-- start --

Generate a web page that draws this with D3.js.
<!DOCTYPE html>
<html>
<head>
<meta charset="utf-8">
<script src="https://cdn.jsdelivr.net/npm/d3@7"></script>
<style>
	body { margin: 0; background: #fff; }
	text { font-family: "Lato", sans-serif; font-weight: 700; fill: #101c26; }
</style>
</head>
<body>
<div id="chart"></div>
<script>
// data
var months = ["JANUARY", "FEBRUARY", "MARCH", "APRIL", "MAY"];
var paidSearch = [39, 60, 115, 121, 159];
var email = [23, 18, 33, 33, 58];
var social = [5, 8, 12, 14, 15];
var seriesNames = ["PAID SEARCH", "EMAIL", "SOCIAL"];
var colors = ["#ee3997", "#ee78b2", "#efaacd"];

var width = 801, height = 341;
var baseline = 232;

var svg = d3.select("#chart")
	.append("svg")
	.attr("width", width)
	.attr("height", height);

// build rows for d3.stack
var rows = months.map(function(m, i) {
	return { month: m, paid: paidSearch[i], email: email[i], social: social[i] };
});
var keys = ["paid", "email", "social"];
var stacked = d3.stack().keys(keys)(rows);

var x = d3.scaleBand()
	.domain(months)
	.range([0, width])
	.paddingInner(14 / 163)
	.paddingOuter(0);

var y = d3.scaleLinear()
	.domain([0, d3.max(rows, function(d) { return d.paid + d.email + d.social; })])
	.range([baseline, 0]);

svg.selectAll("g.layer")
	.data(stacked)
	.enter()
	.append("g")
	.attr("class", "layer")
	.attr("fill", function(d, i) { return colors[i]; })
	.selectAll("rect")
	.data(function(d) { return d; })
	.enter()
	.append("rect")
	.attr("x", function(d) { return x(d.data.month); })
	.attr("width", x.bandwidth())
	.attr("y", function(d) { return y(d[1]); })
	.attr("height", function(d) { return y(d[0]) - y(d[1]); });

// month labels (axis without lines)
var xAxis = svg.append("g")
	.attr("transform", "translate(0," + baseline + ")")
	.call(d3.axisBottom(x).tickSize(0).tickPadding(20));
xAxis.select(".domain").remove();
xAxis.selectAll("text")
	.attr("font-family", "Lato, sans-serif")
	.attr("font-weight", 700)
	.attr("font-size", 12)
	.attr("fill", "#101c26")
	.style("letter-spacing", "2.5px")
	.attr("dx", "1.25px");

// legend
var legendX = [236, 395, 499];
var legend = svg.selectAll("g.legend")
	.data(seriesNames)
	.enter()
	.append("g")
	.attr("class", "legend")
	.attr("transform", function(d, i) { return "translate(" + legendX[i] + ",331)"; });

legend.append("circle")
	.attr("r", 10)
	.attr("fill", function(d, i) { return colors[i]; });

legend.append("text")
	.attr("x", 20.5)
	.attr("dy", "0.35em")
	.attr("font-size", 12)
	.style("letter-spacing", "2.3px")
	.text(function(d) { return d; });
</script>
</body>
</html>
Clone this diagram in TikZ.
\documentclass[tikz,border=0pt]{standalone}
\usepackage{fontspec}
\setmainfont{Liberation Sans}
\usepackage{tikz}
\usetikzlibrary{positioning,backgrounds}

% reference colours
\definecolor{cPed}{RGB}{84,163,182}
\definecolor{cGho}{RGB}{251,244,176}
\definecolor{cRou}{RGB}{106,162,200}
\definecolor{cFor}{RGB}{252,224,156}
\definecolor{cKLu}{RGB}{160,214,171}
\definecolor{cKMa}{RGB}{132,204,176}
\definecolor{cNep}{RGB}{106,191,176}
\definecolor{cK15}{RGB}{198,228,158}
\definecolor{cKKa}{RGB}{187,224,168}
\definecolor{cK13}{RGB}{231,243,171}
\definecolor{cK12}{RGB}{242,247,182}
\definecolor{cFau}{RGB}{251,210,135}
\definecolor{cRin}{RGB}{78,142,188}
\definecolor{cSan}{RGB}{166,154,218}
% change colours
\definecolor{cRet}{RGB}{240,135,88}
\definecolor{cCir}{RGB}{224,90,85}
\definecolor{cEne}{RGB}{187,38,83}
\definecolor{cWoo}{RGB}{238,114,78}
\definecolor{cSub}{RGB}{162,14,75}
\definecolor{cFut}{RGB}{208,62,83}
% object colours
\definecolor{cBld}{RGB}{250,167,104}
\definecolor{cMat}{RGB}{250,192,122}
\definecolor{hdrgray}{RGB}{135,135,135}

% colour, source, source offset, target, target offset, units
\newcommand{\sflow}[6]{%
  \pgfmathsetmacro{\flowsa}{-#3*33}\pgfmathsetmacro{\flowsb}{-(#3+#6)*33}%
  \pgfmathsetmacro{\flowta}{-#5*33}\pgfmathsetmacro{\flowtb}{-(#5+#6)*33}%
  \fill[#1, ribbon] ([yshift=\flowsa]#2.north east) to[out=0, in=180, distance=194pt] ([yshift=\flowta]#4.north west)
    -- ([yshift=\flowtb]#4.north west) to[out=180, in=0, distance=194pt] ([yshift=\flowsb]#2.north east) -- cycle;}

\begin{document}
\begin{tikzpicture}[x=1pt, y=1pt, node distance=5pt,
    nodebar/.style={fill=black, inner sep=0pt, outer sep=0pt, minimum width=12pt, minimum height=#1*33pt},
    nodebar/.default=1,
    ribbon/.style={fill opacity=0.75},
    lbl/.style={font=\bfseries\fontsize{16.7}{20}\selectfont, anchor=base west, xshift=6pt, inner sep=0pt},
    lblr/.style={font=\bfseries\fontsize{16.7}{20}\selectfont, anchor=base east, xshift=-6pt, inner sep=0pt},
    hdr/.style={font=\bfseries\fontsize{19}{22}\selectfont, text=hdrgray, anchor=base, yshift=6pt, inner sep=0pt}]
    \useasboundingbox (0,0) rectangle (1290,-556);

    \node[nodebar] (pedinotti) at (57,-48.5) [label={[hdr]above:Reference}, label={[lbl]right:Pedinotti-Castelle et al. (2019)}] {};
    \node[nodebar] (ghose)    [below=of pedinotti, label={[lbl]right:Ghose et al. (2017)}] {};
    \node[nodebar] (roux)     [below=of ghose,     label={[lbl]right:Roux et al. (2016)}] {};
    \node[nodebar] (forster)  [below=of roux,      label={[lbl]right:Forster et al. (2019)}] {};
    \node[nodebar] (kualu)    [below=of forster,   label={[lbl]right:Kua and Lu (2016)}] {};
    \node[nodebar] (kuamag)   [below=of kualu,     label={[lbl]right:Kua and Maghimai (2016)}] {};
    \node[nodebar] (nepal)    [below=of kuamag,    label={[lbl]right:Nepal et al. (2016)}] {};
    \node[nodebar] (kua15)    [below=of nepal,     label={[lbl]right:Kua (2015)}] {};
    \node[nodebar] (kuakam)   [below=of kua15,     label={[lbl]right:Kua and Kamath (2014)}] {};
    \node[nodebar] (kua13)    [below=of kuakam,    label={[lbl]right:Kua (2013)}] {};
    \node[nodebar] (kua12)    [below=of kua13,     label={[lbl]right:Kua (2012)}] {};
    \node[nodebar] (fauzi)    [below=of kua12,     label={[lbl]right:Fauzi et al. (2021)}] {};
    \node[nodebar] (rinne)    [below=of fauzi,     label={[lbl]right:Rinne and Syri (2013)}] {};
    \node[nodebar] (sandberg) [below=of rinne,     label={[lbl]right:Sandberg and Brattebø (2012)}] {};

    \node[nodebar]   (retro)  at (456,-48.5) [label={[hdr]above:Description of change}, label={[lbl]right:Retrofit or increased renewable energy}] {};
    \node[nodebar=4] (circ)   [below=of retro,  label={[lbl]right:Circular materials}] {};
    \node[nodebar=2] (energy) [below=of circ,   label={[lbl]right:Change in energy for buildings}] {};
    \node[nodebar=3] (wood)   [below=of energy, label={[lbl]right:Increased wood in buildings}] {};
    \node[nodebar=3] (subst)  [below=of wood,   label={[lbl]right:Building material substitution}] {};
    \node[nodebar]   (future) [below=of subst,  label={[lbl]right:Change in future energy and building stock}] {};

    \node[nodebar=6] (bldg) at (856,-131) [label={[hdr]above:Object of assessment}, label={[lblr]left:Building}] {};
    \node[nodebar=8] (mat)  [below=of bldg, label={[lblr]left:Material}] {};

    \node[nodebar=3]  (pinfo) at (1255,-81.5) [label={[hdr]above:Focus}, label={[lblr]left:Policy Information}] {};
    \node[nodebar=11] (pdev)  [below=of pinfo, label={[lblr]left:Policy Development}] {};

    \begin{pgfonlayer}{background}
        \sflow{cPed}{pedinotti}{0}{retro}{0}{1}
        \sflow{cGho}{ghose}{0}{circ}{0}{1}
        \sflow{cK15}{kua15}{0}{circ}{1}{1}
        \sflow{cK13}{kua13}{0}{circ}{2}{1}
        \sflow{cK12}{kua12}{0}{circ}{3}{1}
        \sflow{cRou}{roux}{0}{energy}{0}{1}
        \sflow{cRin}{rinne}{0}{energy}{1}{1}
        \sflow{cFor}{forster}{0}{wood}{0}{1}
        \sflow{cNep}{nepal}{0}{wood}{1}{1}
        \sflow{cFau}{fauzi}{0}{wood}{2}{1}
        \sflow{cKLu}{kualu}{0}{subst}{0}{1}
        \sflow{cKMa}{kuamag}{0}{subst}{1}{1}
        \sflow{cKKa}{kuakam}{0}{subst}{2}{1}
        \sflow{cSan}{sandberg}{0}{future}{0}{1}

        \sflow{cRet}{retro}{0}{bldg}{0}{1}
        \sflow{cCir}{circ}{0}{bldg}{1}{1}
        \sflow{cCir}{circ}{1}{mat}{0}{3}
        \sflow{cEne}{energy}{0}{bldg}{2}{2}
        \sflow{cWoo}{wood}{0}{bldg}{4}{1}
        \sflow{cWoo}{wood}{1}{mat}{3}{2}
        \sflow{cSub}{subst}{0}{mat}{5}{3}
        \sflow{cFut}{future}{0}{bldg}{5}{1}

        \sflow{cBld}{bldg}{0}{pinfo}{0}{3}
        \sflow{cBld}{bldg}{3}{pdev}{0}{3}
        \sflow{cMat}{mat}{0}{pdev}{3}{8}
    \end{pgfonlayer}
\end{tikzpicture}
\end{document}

-- end --
-- start --

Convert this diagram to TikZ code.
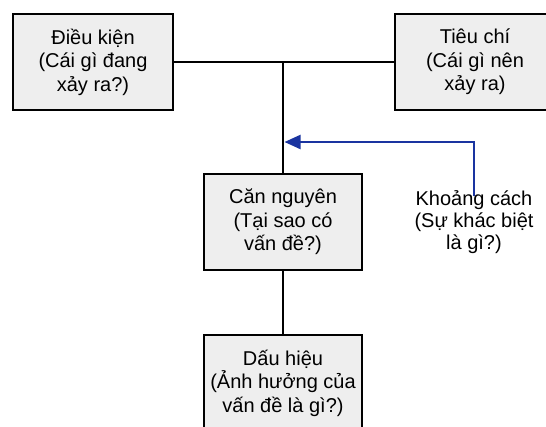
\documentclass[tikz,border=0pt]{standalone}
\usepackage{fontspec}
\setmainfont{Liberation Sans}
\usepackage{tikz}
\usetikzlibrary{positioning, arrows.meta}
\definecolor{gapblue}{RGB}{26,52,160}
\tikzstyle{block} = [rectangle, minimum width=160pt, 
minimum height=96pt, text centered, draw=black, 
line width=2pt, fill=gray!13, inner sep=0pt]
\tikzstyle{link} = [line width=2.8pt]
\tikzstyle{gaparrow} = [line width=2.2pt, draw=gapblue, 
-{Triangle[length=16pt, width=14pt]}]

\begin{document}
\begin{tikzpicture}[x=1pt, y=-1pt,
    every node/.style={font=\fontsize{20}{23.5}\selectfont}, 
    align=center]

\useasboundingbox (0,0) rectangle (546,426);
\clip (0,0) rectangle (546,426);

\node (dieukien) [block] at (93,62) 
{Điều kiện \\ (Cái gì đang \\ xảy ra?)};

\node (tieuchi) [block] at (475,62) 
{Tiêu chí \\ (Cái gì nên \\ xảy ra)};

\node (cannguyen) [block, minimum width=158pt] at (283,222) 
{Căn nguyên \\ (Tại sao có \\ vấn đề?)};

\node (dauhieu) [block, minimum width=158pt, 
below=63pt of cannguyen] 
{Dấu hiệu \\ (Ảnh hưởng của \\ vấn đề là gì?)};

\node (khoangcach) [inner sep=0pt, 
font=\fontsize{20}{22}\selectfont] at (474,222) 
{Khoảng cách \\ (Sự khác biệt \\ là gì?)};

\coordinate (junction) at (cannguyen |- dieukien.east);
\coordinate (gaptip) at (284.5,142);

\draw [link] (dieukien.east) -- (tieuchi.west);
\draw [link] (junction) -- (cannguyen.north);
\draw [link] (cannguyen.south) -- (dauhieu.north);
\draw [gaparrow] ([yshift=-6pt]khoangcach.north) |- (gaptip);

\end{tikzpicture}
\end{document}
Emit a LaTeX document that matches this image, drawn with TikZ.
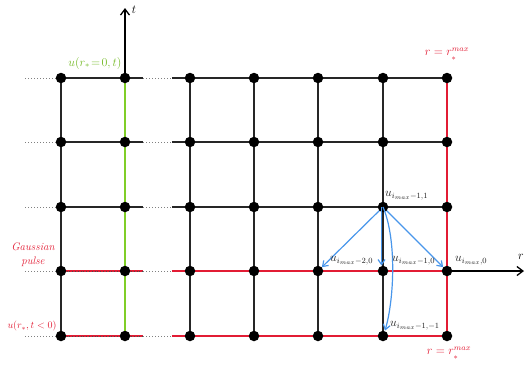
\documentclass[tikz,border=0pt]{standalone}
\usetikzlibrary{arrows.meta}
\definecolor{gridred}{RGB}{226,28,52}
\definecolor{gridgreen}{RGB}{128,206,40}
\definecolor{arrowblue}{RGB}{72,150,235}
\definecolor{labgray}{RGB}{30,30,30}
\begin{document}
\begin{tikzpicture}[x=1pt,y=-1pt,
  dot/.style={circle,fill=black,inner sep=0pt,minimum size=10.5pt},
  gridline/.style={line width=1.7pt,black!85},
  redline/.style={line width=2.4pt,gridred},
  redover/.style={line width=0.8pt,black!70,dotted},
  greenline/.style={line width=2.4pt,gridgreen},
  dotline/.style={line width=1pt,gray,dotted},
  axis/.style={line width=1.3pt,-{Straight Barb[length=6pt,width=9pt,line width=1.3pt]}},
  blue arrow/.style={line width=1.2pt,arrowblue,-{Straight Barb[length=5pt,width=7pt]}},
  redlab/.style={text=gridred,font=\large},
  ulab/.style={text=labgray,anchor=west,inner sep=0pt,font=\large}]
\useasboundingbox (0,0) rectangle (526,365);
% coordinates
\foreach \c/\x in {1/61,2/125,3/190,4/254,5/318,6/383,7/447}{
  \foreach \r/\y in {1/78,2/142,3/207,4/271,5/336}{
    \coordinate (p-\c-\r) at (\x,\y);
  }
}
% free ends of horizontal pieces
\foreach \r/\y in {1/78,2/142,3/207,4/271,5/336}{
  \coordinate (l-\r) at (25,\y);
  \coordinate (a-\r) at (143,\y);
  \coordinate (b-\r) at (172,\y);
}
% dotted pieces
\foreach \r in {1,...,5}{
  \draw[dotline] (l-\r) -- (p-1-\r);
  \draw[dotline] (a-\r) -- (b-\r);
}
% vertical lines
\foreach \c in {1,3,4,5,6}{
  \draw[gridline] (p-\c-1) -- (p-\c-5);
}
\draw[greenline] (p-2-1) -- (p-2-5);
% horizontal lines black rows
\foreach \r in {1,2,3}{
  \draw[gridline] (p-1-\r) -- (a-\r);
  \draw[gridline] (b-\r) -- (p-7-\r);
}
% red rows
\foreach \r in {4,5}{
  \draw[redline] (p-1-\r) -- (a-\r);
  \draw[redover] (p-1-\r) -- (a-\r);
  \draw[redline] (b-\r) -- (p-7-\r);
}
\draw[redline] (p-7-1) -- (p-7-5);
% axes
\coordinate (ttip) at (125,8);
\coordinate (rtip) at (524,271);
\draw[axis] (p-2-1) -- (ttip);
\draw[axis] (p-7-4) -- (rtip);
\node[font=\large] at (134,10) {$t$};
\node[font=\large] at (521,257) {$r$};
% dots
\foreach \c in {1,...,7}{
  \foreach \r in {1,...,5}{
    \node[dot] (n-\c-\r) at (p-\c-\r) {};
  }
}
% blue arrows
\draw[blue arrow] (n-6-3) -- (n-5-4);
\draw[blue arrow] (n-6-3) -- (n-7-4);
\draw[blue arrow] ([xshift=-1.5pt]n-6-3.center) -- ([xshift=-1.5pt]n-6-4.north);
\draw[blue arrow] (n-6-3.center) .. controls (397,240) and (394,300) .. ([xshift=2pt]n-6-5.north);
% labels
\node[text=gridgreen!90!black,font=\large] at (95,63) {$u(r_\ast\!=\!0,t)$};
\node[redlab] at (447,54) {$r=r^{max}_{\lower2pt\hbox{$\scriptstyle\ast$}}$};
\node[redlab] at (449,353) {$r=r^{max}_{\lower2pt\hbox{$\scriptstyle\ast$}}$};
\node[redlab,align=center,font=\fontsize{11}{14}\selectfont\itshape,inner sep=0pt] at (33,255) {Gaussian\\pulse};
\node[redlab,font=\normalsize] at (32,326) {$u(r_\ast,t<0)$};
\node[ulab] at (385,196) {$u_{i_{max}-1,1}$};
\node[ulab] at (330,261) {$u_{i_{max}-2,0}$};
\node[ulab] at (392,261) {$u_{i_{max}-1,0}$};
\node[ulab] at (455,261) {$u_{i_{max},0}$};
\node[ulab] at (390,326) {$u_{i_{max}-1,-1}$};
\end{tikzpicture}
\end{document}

-- end --

• **Your objective**: Tally the lines of the preceding listing in which the word "this" appears; state nothing but the total.

• **Response to the task**: 4